We didn’t have the regular cabana, but we did get one up by the South pool. We got lucky some heavy cloud cover and even an April shower or two in the middle of August!

The bossom buddies (Harry & Pat – new best pals) and their son Kenny “my three 9’s don’t beat your three aces” Hellmann never saw the pool. This of course paid even money.

Also paying even money was Mike “Ralph” Haggerty puking each day. Mornin’ dick!

Another easy over that we hit was Rob “who gives a shit” Collins stating in any variation…who gives a shit, who gives a fuck, who cares, who the fuck cares. Honestly, count how many times he uses those phrases.

Honestly, why wasn’t I betting on these things instead of baseball, horses, 3 card poker & roulette? By the way at the Luxor we did set the record for how many fat men can sit around 1 three card poker table. And we still had reserves in the Sports Book!

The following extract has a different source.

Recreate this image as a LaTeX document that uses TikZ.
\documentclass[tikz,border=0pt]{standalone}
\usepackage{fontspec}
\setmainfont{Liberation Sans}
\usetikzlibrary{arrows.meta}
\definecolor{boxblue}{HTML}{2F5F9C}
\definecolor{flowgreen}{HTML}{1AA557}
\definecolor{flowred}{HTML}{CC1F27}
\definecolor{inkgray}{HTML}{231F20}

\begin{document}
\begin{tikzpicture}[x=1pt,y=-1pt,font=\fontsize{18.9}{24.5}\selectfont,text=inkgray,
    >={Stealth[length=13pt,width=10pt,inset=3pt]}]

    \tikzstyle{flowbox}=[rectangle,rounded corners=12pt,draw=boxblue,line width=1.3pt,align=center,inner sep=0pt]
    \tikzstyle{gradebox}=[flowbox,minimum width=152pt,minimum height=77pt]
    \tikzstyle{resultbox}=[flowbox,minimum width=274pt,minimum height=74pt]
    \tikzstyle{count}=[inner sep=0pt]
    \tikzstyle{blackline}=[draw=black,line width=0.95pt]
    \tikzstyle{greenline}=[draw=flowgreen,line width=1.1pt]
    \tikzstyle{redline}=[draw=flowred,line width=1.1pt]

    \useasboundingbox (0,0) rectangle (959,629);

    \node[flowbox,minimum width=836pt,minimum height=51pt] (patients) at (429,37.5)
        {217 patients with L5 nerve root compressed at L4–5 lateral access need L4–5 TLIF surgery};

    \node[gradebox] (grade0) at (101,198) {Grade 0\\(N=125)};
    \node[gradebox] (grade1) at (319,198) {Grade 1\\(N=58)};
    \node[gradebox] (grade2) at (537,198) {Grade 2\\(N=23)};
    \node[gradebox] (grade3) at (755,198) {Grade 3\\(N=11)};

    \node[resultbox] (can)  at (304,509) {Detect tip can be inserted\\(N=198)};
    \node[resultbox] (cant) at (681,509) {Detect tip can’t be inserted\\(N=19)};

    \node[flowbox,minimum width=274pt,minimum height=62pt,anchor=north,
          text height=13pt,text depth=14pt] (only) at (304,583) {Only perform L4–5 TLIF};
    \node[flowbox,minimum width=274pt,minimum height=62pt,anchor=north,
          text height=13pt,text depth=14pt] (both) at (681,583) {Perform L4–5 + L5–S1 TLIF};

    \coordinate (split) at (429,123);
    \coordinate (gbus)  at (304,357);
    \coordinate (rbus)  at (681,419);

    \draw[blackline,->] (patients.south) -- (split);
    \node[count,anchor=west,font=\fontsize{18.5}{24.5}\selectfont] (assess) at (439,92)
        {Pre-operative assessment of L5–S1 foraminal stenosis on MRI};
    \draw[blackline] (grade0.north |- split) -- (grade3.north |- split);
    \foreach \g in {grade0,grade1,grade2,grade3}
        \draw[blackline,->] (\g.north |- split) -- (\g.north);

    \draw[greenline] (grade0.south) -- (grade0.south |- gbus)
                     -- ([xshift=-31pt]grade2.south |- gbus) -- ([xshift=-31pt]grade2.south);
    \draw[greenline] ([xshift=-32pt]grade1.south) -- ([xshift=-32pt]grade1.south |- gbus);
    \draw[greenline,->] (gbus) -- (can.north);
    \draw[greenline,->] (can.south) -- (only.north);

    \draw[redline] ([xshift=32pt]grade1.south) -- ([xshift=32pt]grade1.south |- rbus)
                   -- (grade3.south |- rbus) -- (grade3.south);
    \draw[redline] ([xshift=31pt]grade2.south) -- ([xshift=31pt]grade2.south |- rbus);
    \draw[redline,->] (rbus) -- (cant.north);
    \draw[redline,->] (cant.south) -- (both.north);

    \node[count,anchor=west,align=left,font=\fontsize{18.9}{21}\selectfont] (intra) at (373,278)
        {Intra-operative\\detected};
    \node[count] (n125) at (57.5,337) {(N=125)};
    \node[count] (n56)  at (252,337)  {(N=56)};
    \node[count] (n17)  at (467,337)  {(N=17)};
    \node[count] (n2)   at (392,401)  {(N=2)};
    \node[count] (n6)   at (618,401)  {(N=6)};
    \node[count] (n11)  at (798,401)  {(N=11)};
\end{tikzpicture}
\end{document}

But the star of the weekend was clearly Rob “don’t you fucking tell me what to do” Haggerty. The man was not sober for a single second of this trip….not that anyone really was, but he was in a constant state of bombedness. I can not begin to describe it with written words. I will try with one story.
Me, Rob & Tom are sharing a room. 2 beds and a couch. I figure we each take a night on the couch. First night I go for the couch. I’m out cold. Rob comes into the room about an hour later. Wakes me up from a dead sleep to ask “Why the fuck are you on the couch! You cant sleep there!” To which I reply “I just was now get to fucking bed” And here comes his trademark “Don’t you fucking tell me what to do”. This went on for 30 minutes or so!

For anyone that we see tomorrow I will give you the visual of the last night and Rob’s attempt to go to the bathroom at 6am. You have to see it to believe it!

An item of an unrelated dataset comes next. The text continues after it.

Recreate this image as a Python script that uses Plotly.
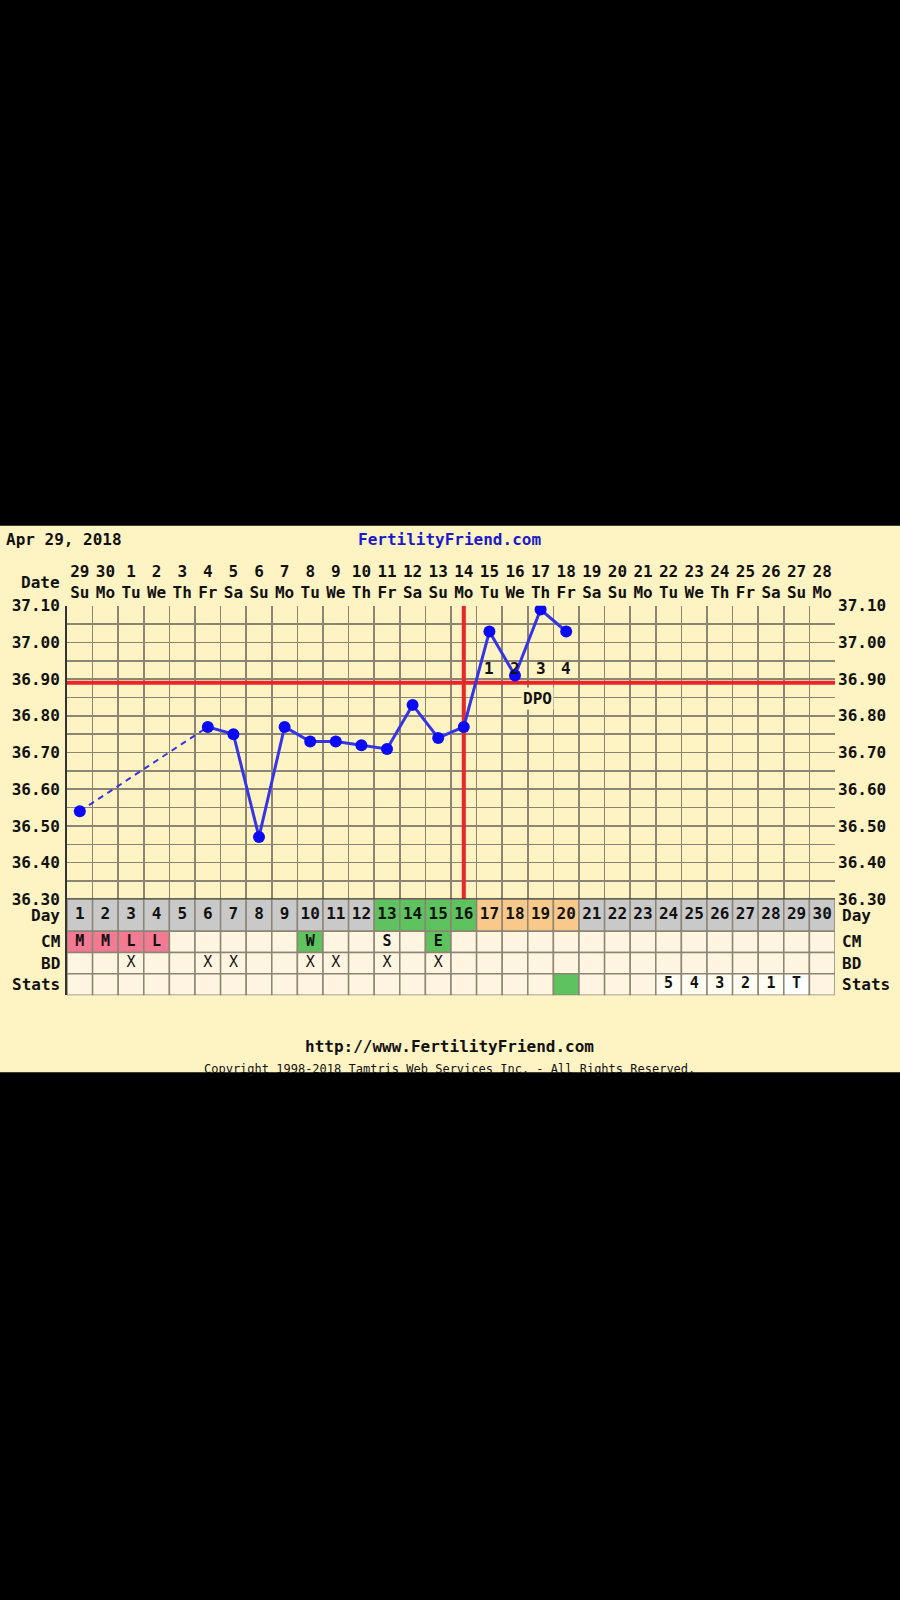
import plotly.graph_objects as go

# ---------------- data ----------------
cycle_days = [1, 2, 3, 4, 5, 6, 7, 8, 9, 10, 11, 12, 13, 14, 15,
              16, 17, 18, 19, 20, 21, 22, 23, 24, 25, 26, 27, 28, 29, 30]
dates = [29, 30, 1, 2, 3, 4, 5, 6, 7, 8, 9, 10, 11, 12, 13,
         14, 15, 16, 17, 18, 19, 20, 21, 22, 23, 24, 25, 26, 27, 28]
weekdays = ['Su', 'Mo', 'Tu', 'We', 'Th', 'Fr', 'Sa', 'Su', 'Mo', 'Tu',
            'We', 'Th', 'Fr', 'Sa', 'Su', 'Mo', 'Tu', 'We', 'Th', 'Fr',
            'Sa', 'Su', 'Mo', 'Tu', 'We', 'Th', 'Fr', 'Sa', 'Su', 'Mo']
temps = [36.54, None, None, None, None, 36.77, 36.75, 36.47, 36.77, 36.73,
         36.73, 36.72, 36.71, 36.83, 36.74, 36.77, 37.03, 36.91, 37.09, 37.03,
         None, None, None, None, None, None, None, None, None, None]
coverline = 36.89
ovulation_day = 16
fertile_days = [13, 14, 15, 16]
dpo_labels = ['1', '2', '3', '4']
cm_obs = ['M', 'M', 'L', 'L', '', '', '', '', '', 'W', '', '', 'S', '', 'E',
          '', '', '', '', '', '', '', '', '', '', '', '', '', '', '']
bd_obs = ['', '', 'X', '', '', 'X', 'X', '', '', 'X', 'X', '', 'X', '', 'X',
          '', '', '', '', '', '', '', '', '', '', '', '', '', '', '']
stats_obs = ['', '', '', '', '', '', '', '', '', '', '', '', '', '', '',
             '', '', '', '', '', '', '', '', '5', '4', '3', '2', '1', 'T', '']
stats_highlight_days = [20]
temp_ticks = [36.30, 36.40, 36.50, 36.60, 36.70, 36.80, 36.90, 37.00, 37.10]
temp_tick_labels = ['36.30', '36.40', '36.50', '36.60', '36.70',
                    '36.80', '36.90', '37.00', '37.10']
row_names = ['Day', 'CM', 'BD', 'Stats']

# ---------------- style ----------------
FONT = 'DejaVu Sans Mono'
BG = '#FEF3C3'
CELL = '#FFF5E0'
GRID = '#8C8574'
GRAY = '#C9C9C9'
GREEN = '#5EC25E'
ORANGE = '#F9C98C'
PINK = '#F27A92'
RED = '#E8262A'
BLUE = '#0A0AF5'
LINEBLUE = '#3535E6'
INK = '#111111'


def py(p):
    return 1 - p / 1600.0


def px(p):
    return p / 900.0


n = len(cycle_days)
x_lo, x_hi = cycle_days[0] - 0.5, cycle_days[-1] + 0.5
y_lo, y_hi = temp_ticks[0], temp_ticks[-1]

# row layout on y2 (Day row is taller)
row_span = {'Day': (2.5, 4.0), 'CM': (1.5, 2.5), 'BD': (0.5, 1.5), 'Stats': (-0.5, 0.5)}
row_mid = {k: (a + b) / 2 for k, (a, b) in row_span.items()}

fig = go.Figure()

# dashed segments across missing temperatures
valid = [i for i, t in enumerate(temps) if t is not None]
for a, b in zip(valid[:-1], valid[1:]):
    if b - a > 1:
        fig.add_trace(go.Scatter(
            x=[cycle_days[a], cycle_days[b]], y=[temps[a], temps[b]],
            mode='lines', line=dict(color=LINEBLUE, width=2, dash='6px,5px'),
            hoverinfo='skip', showlegend=False, xaxis='x', yaxis='y'))

fig.add_trace(go.Scatter(
    x=cycle_days, y=temps, mode='lines+markers', connectgaps=False,
    line=dict(color=LINEBLUE, width=3),
    marker=dict(color=BLUE, size=12),
    showlegend=False, xaxis='x', yaxis='y'))

# dummy for right axis
fig.add_trace(go.Scatter(x=[cycle_days[0]], y=[y_lo], mode='markers',
                         marker=dict(opacity=0), showlegend=False,
                         hoverinfo='skip', xaxis='x', yaxis='y3'))

# table cells
shapes = []
shapes.append(dict(type='rect', xref='paper', yref='paper', x0=0, x1=1,
                   y0=py(1076), y1=py(523), fillcolor=BG, line_width=0,
                   layer='below'))

dpo_days = [ovulation_day + k + 1 for k in range(len(dpo_labels))]
for i, d in enumerate(cycle_days):
    if d in fertile_days:
        fc = GREEN
    elif d in dpo_days:
        fc = ORANGE
    else:
        fc = GRAY
    cm = cm_obs[i]
    cm_fc = PINK if cm in ('M', 'L') else (GREEN if cm in ('W', 'E') else CELL)
    st = stats_obs[i]
    if d in stats_highlight_days:
        st_fc = GREEN
    elif st == 'T':
        st_fc = '#FFFFFF'
    elif st:
        st_fc = '#FFFCF2'
    else:
        st_fc = CELL
    for rn, col in (('Day', fc), ('CM', cm_fc), ('BD', CELL), ('Stats', st_fc)):
        a, b = row_span[rn]
        shapes.append(dict(type='rect', xref='x2', yref='y2', x0=d - 0.5, x1=d + 0.5,
                           y0=a, y1=b, fillcolor=col,
                           line=dict(color=GRID, width=1.5), layer='below'))

# coverline and ovulation line
shapes.append(dict(type='line', xref='x', yref='y', x0=x_lo, x1=x_hi,
                   y0=coverline, y1=coverline, line=dict(color=RED, width=4),
                   layer='between'))
shapes.append(dict(type='line', xref='x', yref='y', x0=ovulation_day, x1=ovulation_day,
                   y0=y_lo, y1=y_hi, line=dict(color=RED, width=4), layer='between'))
shapes.append(dict(type='line', xref='x', yref='y', x0=x_lo, x1=x_hi,
                   y0=y_lo, y1=y_lo, line=dict(color='#333333', width=2), layer='above'))

# table texts
fig.add_trace(go.Scatter(x=cycle_days, y=[row_mid['Day']] * n, mode='text',
                         text=[str(d) for d in cycle_days],
                         textfont=dict(family=FONT, size=16, color=INK, weight='bold'),
                         showlegend=False, hoverinfo='skip', xaxis='x2', yaxis='y2'))
for rn, vals in (('CM', cm_obs), ('BD', bd_obs), ('Stats', stats_obs)):
    xs = [d for d, v in zip(cycle_days, vals) if v]
    ts = [v for v in vals if v]
    fig.add_trace(go.Scatter(x=xs, y=[row_mid[rn]] * len(xs), mode='text', text=ts,
                             textfont=dict(family=FONT, size=15, color=INK,
                                           weight='normal' if rn == 'BD' else 'bold'),
                             showlegend=False, hoverinfo='skip', xaxis='x2', yaxis='y2'))

# annotations
ann = []
bold = dict(family=FONT, size=16, color=INK, weight='bold')
ann.append(dict(xref='paper', yref='paper', x=px(4), y=py(537), xanchor='left',
                yanchor='middle', text='Apr 29, 2018', showarrow=False, font=bold))
ann.append(dict(xref='paper', yref='paper', x=px(449), y=py(537), xanchor='center',
                yanchor='middle', text='FertilityFriend.com', showarrow=False,
                font=dict(family=FONT, size=16, color='#1A1ACC', weight='bold')))
ann.append(dict(xref='paper', yref='paper', x=px(449), y=py(1050), xanchor='center',
                yanchor='middle', text='http://www.FertilityFriend.com', showarrow=False,
                font=bold))
ann.append(dict(xref='paper', yref='paper', x=px(449), y=py(1073), xanchor='center',
                yanchor='middle',
                text='Copyright 1998-2018 Tamtris Web Services Inc. - All Rights Reserved.',
                showarrow=False, font=dict(family=FONT, size=12, color=INK)))
ann.append(dict(xref='paper', yref='paper', x=px(62), y=py(580), xanchor='right',
                yanchor='middle', text='Date', showarrow=False, font=bold))
for rn in row_names:
    ann.append(dict(xref='paper', yref='y2', x=px(62), y=row_mid[rn], xanchor='right',
                    yanchor='middle', text=rn, showarrow=False, font=bold))
    ann.append(dict(xref='paper', yref='y2', x=px(840), y=row_mid[rn], xanchor='left',
                    yanchor='middle', text=rn, showarrow=False, font=bold))
for d, lab in zip(dpo_days, dpo_labels):
    ann.append(dict(xref='x', yref='y', x=d, y=coverline, yanchor='bottom', yshift=3,
                    text=lab, showarrow=False, font=bold))
ann.append(dict(xref='x', yref='y', x=sum(dpo_days) / len(dpo_days), y=coverline,
                xshift=10, yanchor='top', yshift=-4, text='DPO', showarrow=False,
                font=bold, bgcolor=BG, borderpad=1))

tickfont = dict(family=FONT, size=16, color=INK, weight='bold')
mids = [(a + b) / 2 for a, b in zip(temp_ticks[:-1], temp_ticks[1:])]

fig.update_layout(
    width=900, height=1600,
    margin=dict(l=0, r=0, t=0, b=0),
    paper_bgcolor='#000000', plot_bgcolor=BG,
    font=dict(family=FONT, size=16, color=INK),
    showlegend=False,
    shapes=shapes, annotations=ann,
    xaxis=dict(domain=[px(67), px(835)], range=[x_lo, x_hi], anchor='y', side='top',
               tickmode='array', tickvals=cycle_days,
               ticktext=[f'{a}<br>{b}' for a, b in zip(dates, weekdays)],
               tickfont=tickfont, ticks='', showgrid=False, zeroline=False,
               ticklabelstandoff=4,
               minor=dict(tickmode='array', tickvals=[d - 0.5 for d in cycle_days] + [x_hi],
                          showgrid=True, gridcolor=GRID, gridwidth=1.5, ticks='')),
    yaxis=dict(domain=[py(901), py(604)], range=[y_lo, y_hi], anchor='x',
               tickmode='array', tickvals=temp_ticks, ticktext=temp_tick_labels,
               tickfont=tickfont, ticks='', showgrid=True, gridcolor=GRID, gridwidth=1.5,
               zeroline=False, showline=True, linecolor='#333333', linewidth=2,
               ticklabelstandoff=2,
               minor=dict(tickmode='array', tickvals=mids, showgrid=True,
                          gridcolor=GRID, gridwidth=1.5, ticks='')),
    yaxis3=dict(overlaying='y', side='right', range=[y_lo, y_hi], anchor='x',
                tickmode='array', tickvals=temp_ticks, ticktext=temp_tick_labels,
                tickfont=tickfont, ticks='', showgrid=False, zeroline=False,
                ticklabelstandoff=2),
    xaxis2=dict(domain=[px(67), px(835)], range=[x_lo, x_hi], anchor='y2',
                showticklabels=False, showgrid=False, zeroline=False, ticks=''),
    yaxis2=dict(domain=[py(998), py(901)], range=[-0.5, 4.0], anchor='x2',
                showticklabels=False, showgrid=False, zeroline=False, ticks='',
                showline=True, linecolor='#333333', linewidth=2),
)

fig.write_html('out.html',
               config={'displayModeBar': False, 'staticPlot': True},
               post_script="document.body.style.margin='0';"
                           "document.body.style.background='#000';")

I'm not even going to go into the whole us idiots dancing thing. Especially the Queen Latifah thing. Or the fact that we found the bodega of Casino's. When the roulette minimum is only $1 the hookers have to be a quarter!

Our trip home was not without incident though. Everyone caught a bit of the traveling with Dan curse.

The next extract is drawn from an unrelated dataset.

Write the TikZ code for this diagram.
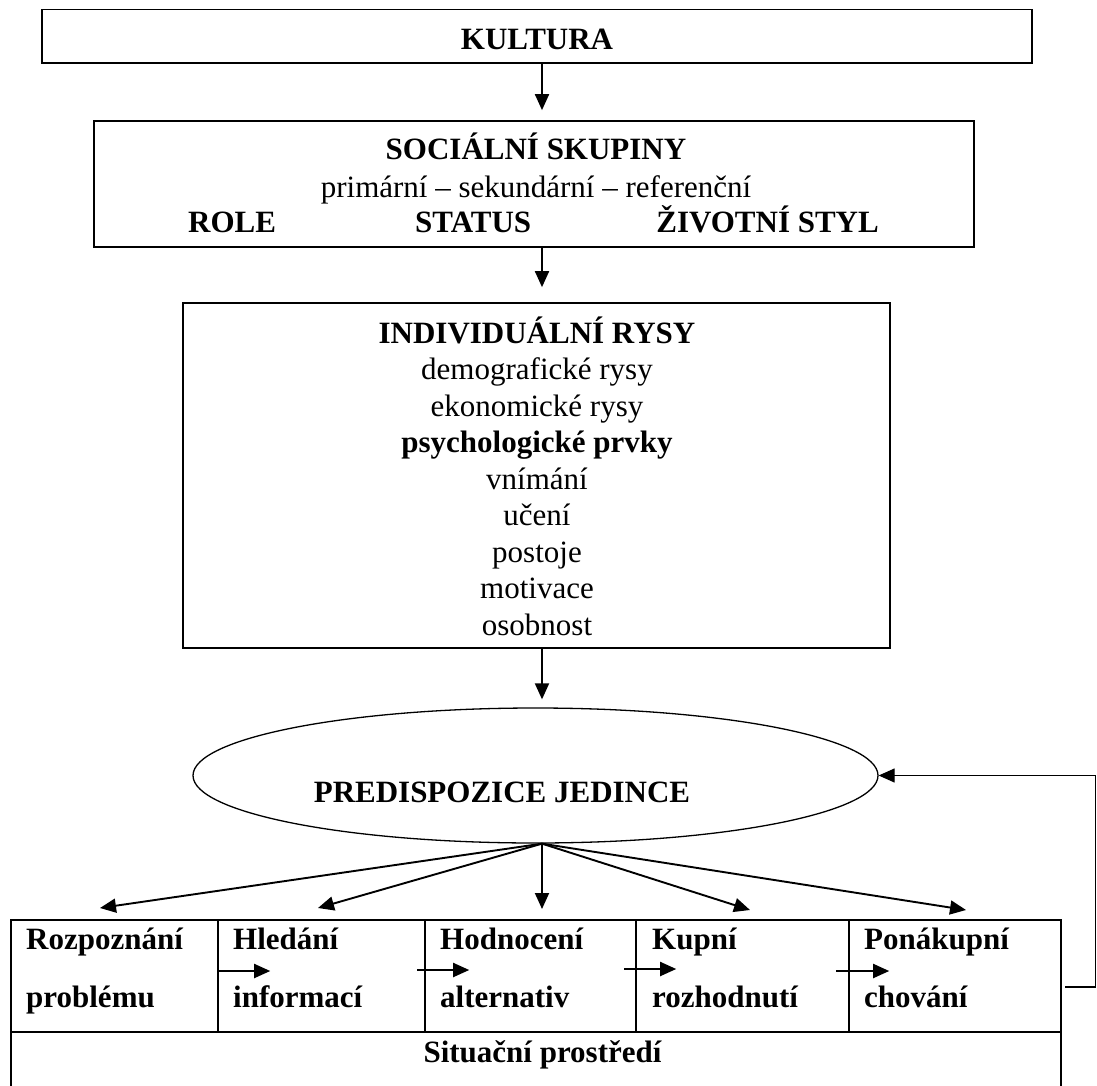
\documentclass[tikz,border=0pt]{standalone}
\usepackage{fontspec}
\setmainfont{Liberation Serif}
\usetikzlibrary{arrows.meta,shapes.geometric}

\begin{document}
\begin{tikzpicture}[x=1pt,y=-1pt,
  box/.style={draw, line width=1.7pt, inner sep=0pt},
  cellbox/.style={draw, line width=1.6pt, inner sep=0pt, minimum height=112pt},
  arr/.style={line width=1.9pt, -{Triangle[length=16pt,width=14pt]}},
  txt/.style={anchor=base, inner sep=0pt, font=\fontsize{31}{36}\selectfont},
  btxt/.style={txt, font=\fontsize{31}{36}\selectfont\bfseries},
  ctxt/.style={btxt, anchor=base west}]
\useasboundingbox (0,0) rectangle (1097,1086);

% --- main boxes ---
\node[box, minimum width=990pt, minimum height=53.5pt] (kultura) at (537,36.25) {};
\node[box, minimum width=880pt, minimum height=126pt] (social) at (534,184) {};
\node[box, minimum width=707pt, minimum height=345pt] (indiv) at (536.5,475.5) {};
\node[draw, ellipse, line width=1.3pt, inner sep=0pt,
      minimum width=685pt, minimum height=135pt] (pred) at (535.5,775.5) {};

% --- texts of the boxes ---
\node[btxt] (tkult) at (537,50) {KULTURA};
\node[btxt] (tsoc1) at (536,160) {SOCIÁLNÍ SKUPINY};
\node[txt]  (tsoc2) at (536,197) {primární – sekundární – referenční};
\node[btxt, anchor=base west] (trole) at (188,233) {ROLE};
\node[btxt, anchor=base west] (tstat) at (415,233) {STATUS};
\node[btxt, anchor=base east] (tstyl) at (879,233) {ŽIVOTNÍ STYL};

\node[btxt] (ti1) at (537,343)   {INDIVIDUÁLNÍ RYSY};
\node[txt]  (ti2) at (537,379.5) {demografické rysy};
\node[txt]  (ti3) at (537,416)   {ekonomické rysy};
\node[btxt] (ti4) at (537,452.5) {psychologické prvky};
\node[txt]  (ti5) at (537,489)   {vnímání};
\node[txt]  (ti6) at (537,525.5) {učení};
\node[txt]  (ti7) at (537,562)   {postoje};
\node[txt]  (ti8) at (537,598.5) {motivace};
\node[txt]  (ti9) at (537,635)   {osobnost};

\node[btxt] (tpred) at (502,802) {PREDISPOZICE JEDINCE};

% --- purchase process cells ---
\node[cellbox, minimum width=207pt] (cell1) at (114.5,976) {};
\node[cellbox, minimum width=207pt] (cell2) at (321.5,976) {};
\node[cellbox, minimum width=211pt] (cell3) at (530.5,976) {};
\node[cellbox, minimum width=213pt] (cell4) at (742.5,976) {};
\node[cellbox, minimum width=212pt] (cell5) at (955,976) {};

\node[ctxt] (c1a) at (26,949)   {Rozpoznání};
\node[ctxt] (c1b) at (26,1007)  {problému};
\node[ctxt] (c2a) at (233,949)  {Hledání};
\node[ctxt] (c2b) at (233,1007) {informací};
\node[ctxt] (c3a) at (440,949)  {Hodnocení};
\node[ctxt] (c3b) at (440,1007) {alternativ};
\node[ctxt] (c4a) at (652,949)  {Kupní};
\node[ctxt] (c4b) at (652,1007) {rozhodnutí};
\node[ctxt] (c5a) at (864,949)  {Ponákupní};
\node[ctxt] (c5b) at (864,1007) {chování};

% --- situational environment row (open at the bottom edge) ---
\node[inner sep=0pt, minimum width=1050pt, minimum height=54pt] (env) at (536,1059) {};
\draw[line width=1.6pt] (env.north west) -- (env.south west);
\draw[line width=1.6pt] (env.north east) -- (env.south east);
\node[btxt] (tenv) at (542.5,1062) {Situační prostředí};

% --- vertical flow ---
\draw[arr, shorten >=10pt] ([xshift=5pt]kultura.south) -- ([xshift=8pt]social.north);
\draw[arr, shorten >=15pt] ([xshift=8pt]social.south) -- ([xshift=5.5pt]indiv.north);
\draw[arr, shorten >=8pt]  ([xshift=5.5pt]indiv.south) -- ([xshift=6.5pt]pred.north);

% --- fan from the ellipse to the process stages ---
\coordinate (fan) at ([xshift=6.5pt]pred.south);
\coordinate (t1) at (100,908);
\coordinate (t2) at (318,908);
\coordinate (t3) at (542,909);
\coordinate (t4) at (750,910);
\coordinate (t5) at (966,910);
\foreach \t in {t1,t2,t3,t4,t5} \draw[arr] (fan) -- (\t);

% --- arrows between the stages ---
\draw[arr] ([yshift=5pt]cell2.west) -- ++(53,0);
\draw[arr] ([xshift=-7pt,yshift=6pt]cell3.west) -- ++(52,0);
\draw[arr] ([xshift=-11pt,yshift=7pt]cell4.west) -- ++(52,0);
\draw[arr] ([xshift=-12pt,yshift=5pt]cell5.west) -- ++(53,0);

% --- feedback loop ---
\coordinate (fb) at (1065,987);
\draw[line width=1.3pt, -{Triangle[length=16pt,width=14pt]}]
  (fb) -- (1095.5,987) |- (pred.east);
\end{tikzpicture}
\end{document}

We (me, schmeds, Collins squared, larry & Ralph, err mike) board our return flight right on time. And the captain makes this statement “Folks because of lighning in the area they cant bring a fuel truck out here right now”

When do they ever get thunderstorms in the desert….when I’m flying that’s when.

Thunderstorms subside and this is the next announcement “folks, your not gonna believe this, but we just past the top of the hour and apparently fueling the plane is a union job. The guy who was on duty left at the top of the hour and his replacement is not here yet”

Are you shitting me…one guy in the whole airport can fuel planes!?!

Come on there had to be at least one person who stayed at a Holiday Inn last night!

We eventually get in the air, fly home, circle Kennedy for a while, land and of course there is no gate for us. Sit on the ground for a bit. To which I hear the girl sitting next to me have the following conversations. Remember, its like 3 in the morning.

First with her mom “Mom is there a white car outside” “ok, he’s waiting for me, let him sleep in the car” “thanks”

Next with her girlfriend “Yeah, I just landed.” “he’s outside my house” “im gonna tell him I was with you and lost track of time”

Who is this guy? The biggest moron on the planet? He didn’t realize she was gone for how many fucking days! And she wasn’t even hot…what are you doing sleeping outside her house you loser.

So we get off the plane & there are literally over a hundred people on line for cabs. This is where I see our tax dollars at work at Captain Faye has an unmarked car driven by one of NY’s finest waiting. It takes him & the other 2 civil servants home. I call a car service for me & Rob. I say Rob, mind if he drops me off first & he responds “Who the fuck cares”. The guy drives like a lunatic & Rob points out how many hospitals are along our path in case we wipe out!

I get home, crash for 2 hours, go to work, get home from work, sit down & laugh at the fact that Tom still isn’t home!

Trip was way too short, but it was one hell of a trip!

As always, until next time, stay safe, later,
Dan

"My karma tells me, You've been screwed again! If you let them do it to ya, you've got yourself to blame! It's you who feels the pain! It's you who takes the shame!"